• _TASK BRIEF_: Pictures in the records should not be copied, but every other part must be repeated exactly.

Entries with chart source code:
____
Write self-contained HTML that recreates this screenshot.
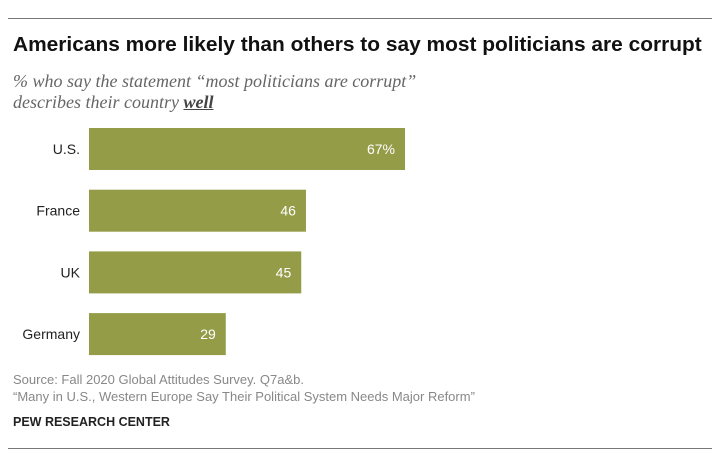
<!DOCTYPE html>
<html><head><meta charset="utf-8"><style>
body{margin:0;width:720px;height:466px;background:#fff;position:relative;overflow:hidden;font-family:"Liberation Sans",sans-serif}
.abs{position:absolute}
</style></head><body>
<div class="abs" style="left:8px;top:18px;width:704px;height:1px;background:#777"></div>
<div class="abs" style="left:13px;top:34px;font-size:20px;font-weight:bold;color:#111;white-space:nowrap;transform:scaleX(1.045);transform-origin:left">Americans more likely than others to say most politicians are corrupt</div>
<div class="abs" style="left:13px;top:71px;font-family:'Liberation Serif',serif;font-style:italic;font-size:18px;line-height:21px;color:#666;white-space:nowrap">% who say the statement “most politicians are corrupt”<br>describes their country <b style="text-decoration:underline;color:#444">well</b></div>
<svg class="abs" style="left:0;top:0" width="720" height="466" id="chart"></svg>
<div class="abs" style="left:13px;top:371px;font-size:13px;line-height:17px;color:#888;white-space:nowrap">Source: Fall 2020 Global Attitudes Survey. Q7a&amp;b.<br>“Many in U.S., Western Europe Say Their Political System Needs Major Reform”</div>
<div class="abs" style="left:13px;top:415px;font-size:12.5px;font-weight:bold;color:#222">PEW RESEARCH CENTER</div>
<div class="abs" style="left:8px;top:448px;width:704px;height:1px;background:#777"></div>
<script>
const categories=["U.S.","France","UK","Germany"];
const values=[67,46,45,29];
const labels=["67%","46","45","29"];
const svg=document.getElementById('chart');
const NS="http://www.w3.org/2000/svg";
const x0=89, scale=316/67, top0=128, step=61.7, bh=42;
const xs=v=>x0+v*scale;
categories.forEach((c,i)=>{
  const y=top0+i*step;
  const r=document.createElementNS(NS,'rect');
  r.setAttribute('x',x0);r.setAttribute('y',y);r.setAttribute('width',xs(values[i])-x0);r.setAttribute('height',bh);r.setAttribute('fill','#949c48');
  
  
  svg.appendChild(r);
  const t=document.createElementNS(NS,'text');
  t.setAttribute('x',80);t.setAttribute('y',y+bh/2+5);t.setAttribute('text-anchor','end');t.setAttribute('font-size','14');t.setAttribute('fill','#222');t.textContent=c;
  
  
  svg.appendChild(t);
  const v=document.createElementNS(NS,'text');
  v.setAttribute('x',xs(values[i])-10);v.setAttribute('y',y+bh/2+5);v.setAttribute('text-anchor','end');v.setAttribute('font-size','14');v.setAttribute('fill','#fff');v.textContent=labels[i];
  
  
  svg.appendChild(v);
});
</script>
</body></html>
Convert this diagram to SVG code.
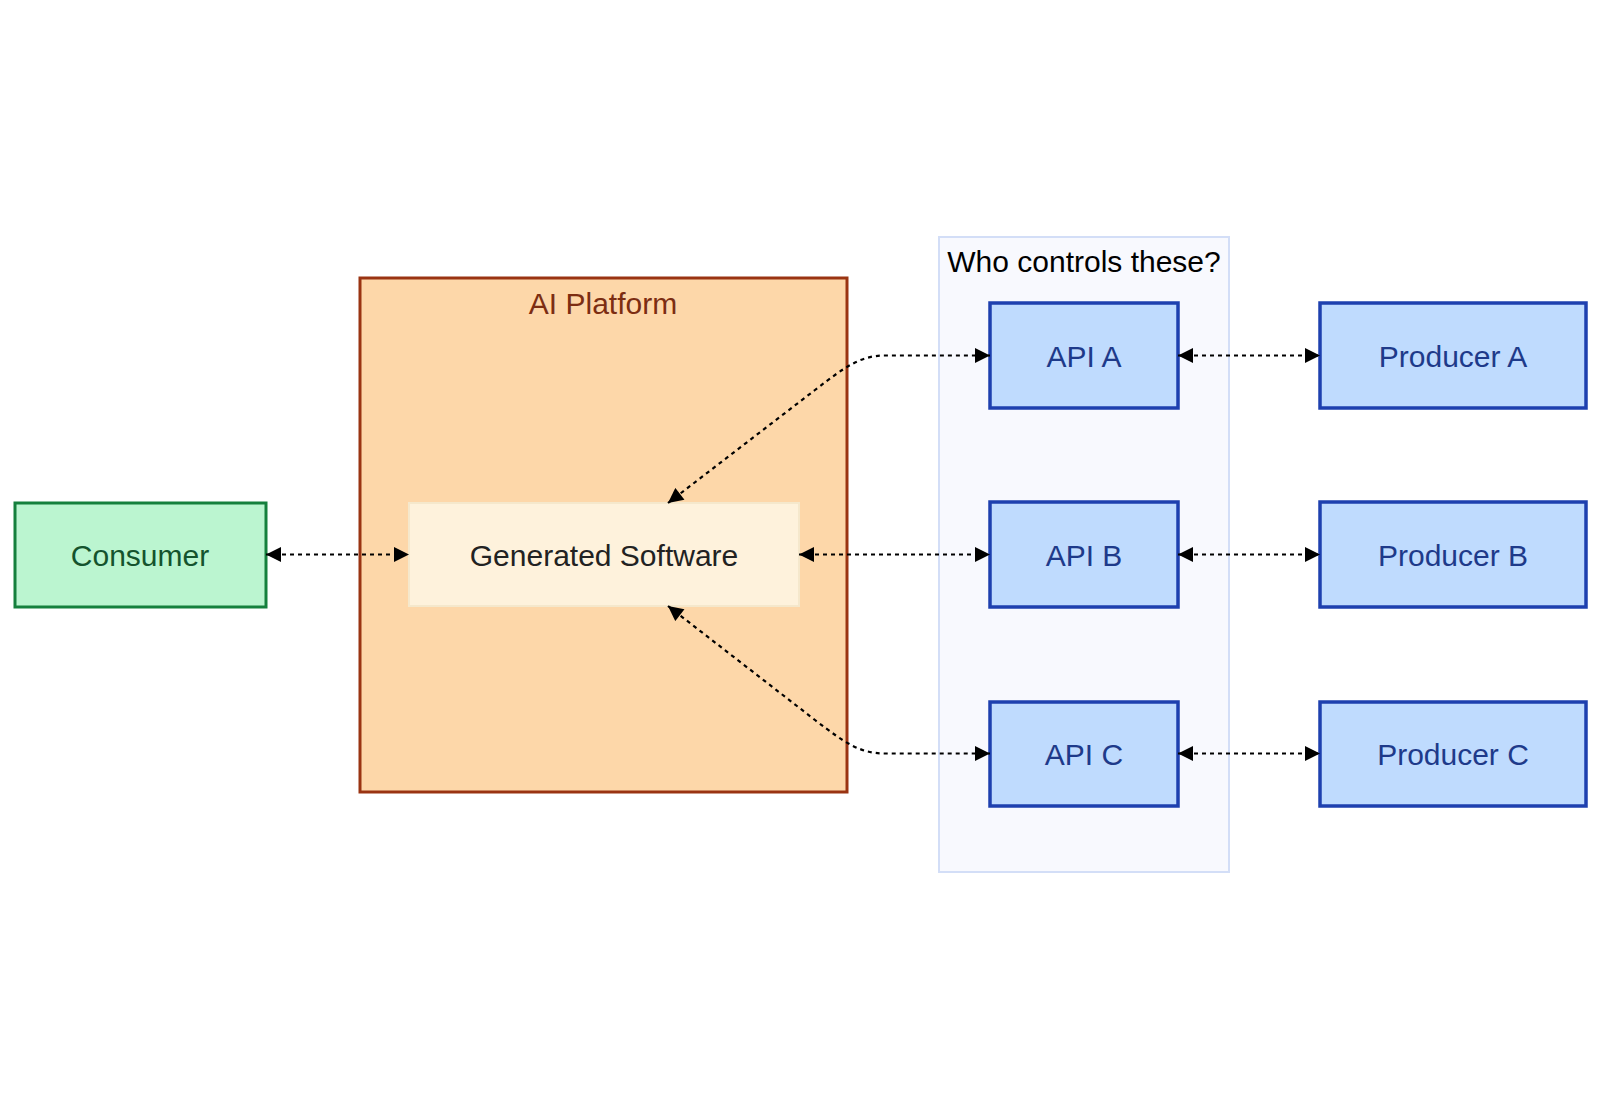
____
• _PROBLEM SOLUTION_:
Write self-contained HTML that recreates this screenshot.
<!DOCTYPE html>
<html><head><meta charset="utf-8"><style>
body{margin:0;width:720px;height:466px;background:#fff;position:relative;overflow:hidden;font-family:"Liberation Sans",sans-serif}
.abs{position:absolute}
</style></head><body>
<div class="abs" style="left:8px;top:18px;width:704px;height:1px;background:#777"></div>
<div class="abs" style="left:13px;top:34px;font-size:20px;font-weight:bold;color:#111;white-space:nowrap;transform:scaleX(1.045);transform-origin:left">Americans more likely than others to say most politicians are corrupt</div>
<div class="abs" style="left:13px;top:71px;font-family:'Liberation Serif',serif;font-style:italic;font-size:18px;line-height:21px;color:#666;white-space:nowrap">% who say the statement “most politicians are corrupt”<br>describes their country <b style="text-decoration:underline;color:#444">well</b></div>
<svg class="abs" style="left:0;top:0" width="720" height="466" id="chart"></svg>
<div class="abs" style="left:13px;top:371px;font-size:13px;line-height:17px;color:#888;white-space:nowrap">Source: Fall 2020 Global Attitudes Survey. Q7a&amp;b.<br>“Many in U.S., Western Europe Say Their Political System Needs Major Reform”</div>
<div class="abs" style="left:13px;top:415px;font-size:12.5px;font-weight:bold;color:#222">PEW RESEARCH CENTER</div>
<div class="abs" style="left:8px;top:448px;width:704px;height:1px;background:#777"></div>
<script>
const categories=["U.S.","France","UK","Germany"];
const values=[67,46,45,29];
const labels=["67%","46","45","29"];
const svg=document.getElementById('chart');
const NS="http://www.w3.org/2000/svg";
const x0=89, scale=316/67, top0=128, step=61.7, bh=42;
const xs=v=>x0+v*scale;
categories.forEach((c,i)=>{
  const y=top0+i*step;
  const r=document.createElementNS(NS,'rect');
  r.setAttribute('x',x0);r.setAttribute('y',y);r.setAttribute('width',xs(values[i])-x0);r.setAttribute('height',bh);r.setAttribute('fill','#949c48');
  
  
  svg.appendChild(r);
  const t=document.createElementNS(NS,'text');
  t.setAttribute('x',80);t.setAttribute('y',y+bh/2+5);t.setAttribute('text-anchor','end');t.setAttribute('font-size','14');t.setAttribute('fill','#222');t.textContent=c;
  
  
  svg.appendChild(t);
  const v=document.createElementNS(NS,'text');
  v.setAttribute('x',xs(values[i])-10);v.setAttribute('y',y+bh/2+5);v.setAttribute('text-anchor','end');v.setAttribute('font-size','14');v.setAttribute('fill','#fff');v.textContent=labels[i];
  
  
  svg.appendChild(v);
});
</script>
</body></html>
Convert this diagram to SVG code.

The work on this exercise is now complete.